Three white-tailed deer running north into the Woods from the Dune trail. They may know they are safe there as hunting season begins.

Friday, November 4, 2022

Leaves

 Thursday walk in the Woods from the southeast gate. Last few days of gentle breezes have brought down more leaves. From the upper canopy seventy percent are down. Tall elms, green ash, pecan are mostly bare. But in the lower canopy seventy percent remain. Sugarberry, walnut, hickory, mulberry, are still in full leaf. I watched golden leaves trickling down in the still, warm air under the cloudy sky. After Friday's storm front many more (most) leaves will be down.

Last two years, dozens of understory trees, mostly mulberry and younger elm in the southeast quarter, re-flushed fresh new leaves in the early autumn. This autumn I see only three trees that have done this. Perhaps the tough summer drought and heat suppressed this.

Walking along the trails they are carpeted in gold.

Scores of robins through the Woods are 'flighty', busy foraging, I think the cloudy skies and sullen heavy moist air must tell them a storm is coming. There are many gathered around the East Pond. Some are dipping for a drink from small teacup-size depressions filled with water in the bottom of the otherwise empty pond. Woodpeckers are flying too, downy and flickers.

One full grown white-tailed deer dashes away. In two weeks, deer hunting season begins on the 19th. I expect to see small herds of deer move into the Woods for protection until early December.

Walking to the Northwest Pond I pass by the fallen Carpenter cottonwood. Its massive upper branches smashed against other large trees, green ash, box elder and locked upright against them. They stand there now like giants locked in combat, a testament to the destructive power of falling canopy trees and the huge weight of their crowns. Elsewhere below the big tree grove, three large trees have fallen together, as if uprooted by some giant's breath, one striking another and that one bringing down the third like dominoes.
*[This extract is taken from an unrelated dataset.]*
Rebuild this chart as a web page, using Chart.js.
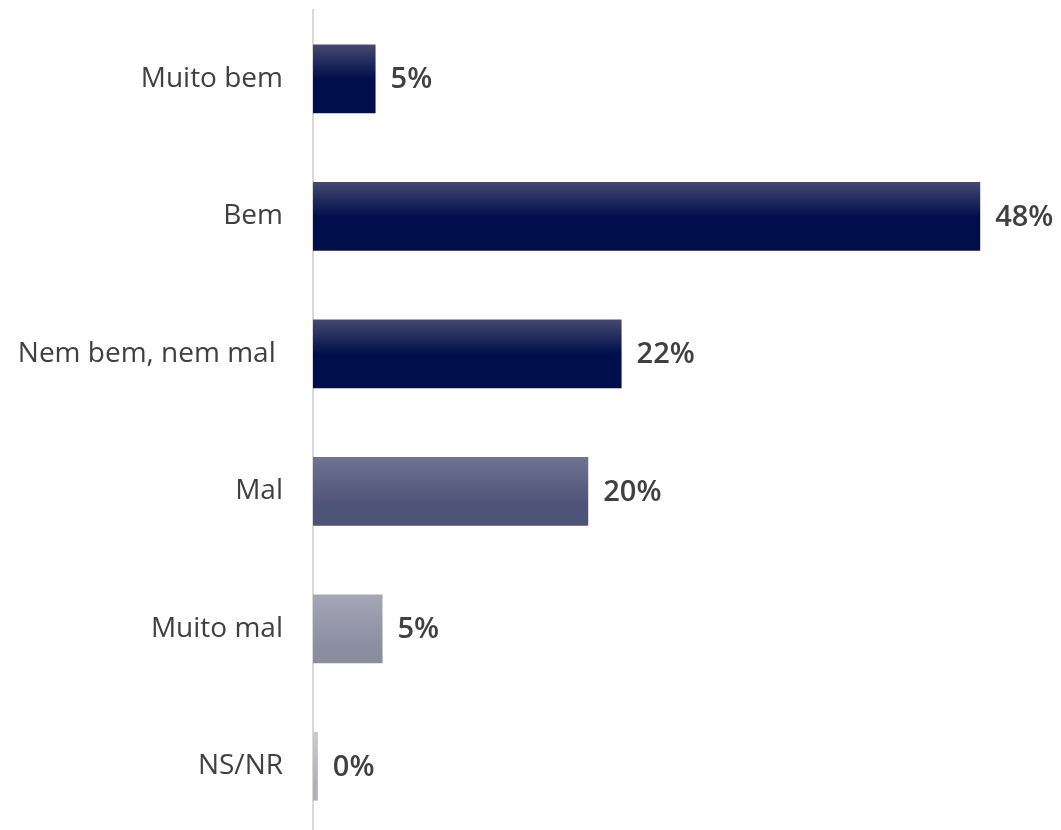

I stop to turn over a small rotten log and see the colonies of busy small ants scurrying on the underside. I break off the top third of the spongy rotten log and open the interior where there are three Mesodon snails taking shelter. I imagine they have crawled into the log to find an insulated shelter, safe from the colder weather coming. I wonder why the ants do not bother them. With just a tinge of guilt I put the log back together rebuilding the snails' refuge.

Light rains the past two weeks have started the growth of new agaric mushrooms, two clusters of perfectly formed gray brown agarics with white stems from the base of a half-dead elm and two patches of much smaller golden orange agarics through the bark of a down box elder. Along the Barney's cutoff trail there are a hundred perfect small parasol mushrooms in one cluster. Only good for a day or two, a few have already begun to deliquesce, their caps melting with their spores.

I see new steps built in the Woods. Engineers providing a help on two of the steeper trail sections.

A peaceful golden few hours in the Woods. I will have to return after the storm Friday to see what leaves remain.